Bad Girls Throughout History: 100 Remarkable Women Who Changed the World - Ann Shen (2016)
Betty Friedan
Betty Friedan (1921-2006) is often credited as the mother of the second wave feminist movement. With her 1963 book The Feminine Mystique, Friedan dared to ask: Now that women have had the right to vote for over forty years, what else do they want to do?

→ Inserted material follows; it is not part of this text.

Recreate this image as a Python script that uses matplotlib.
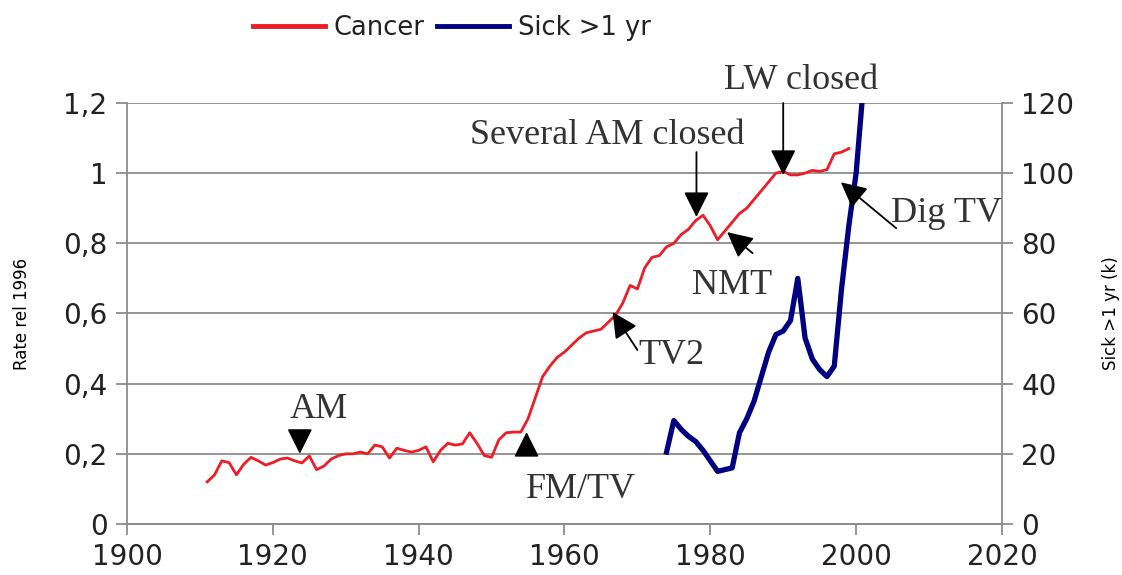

Born to Jewish immigrants in suburban Chicago, Friedan faced anti-Semitic treatment growing up, which later helped her identify with minority groups in her work. She became a journalist while in college at Smith; after graduation she moved to New York City to write for labor news syndicates. Friedan married and had three children, and it was at her fifteenth Smith college reunion, where she surveyed her fellow coeds-turned-housewives, that she started to put a name to that postwar, middle class woman’s dissatisfaction that would be the subject of The Feminine Mystique. The book addressed “the problem that has no name”: that women who were educated, married, and raising children still found themselves unsatisfied.
In 1966, Friedan cofounded and served as president of the National Organization for Women (NOW), which worked politically to give women fair opportunities and treatment in the workplace. The focus was to create a landscape where women could pursue a career outside the home; they also touched on issues of abortion, federal funding for child care services, poverty, and LGBT rights. In addition to NOW, Friedan also cofounded the National Women’s Political Caucus (NWPC) and the National Association for the Repeal of Abortion Laws (NARAL). She was famously hot-headed, and her outspokenness led to her dismissal from two of the groups she helped found. Friedan wrote six more books, including memoirs and more nonfiction books on social issues.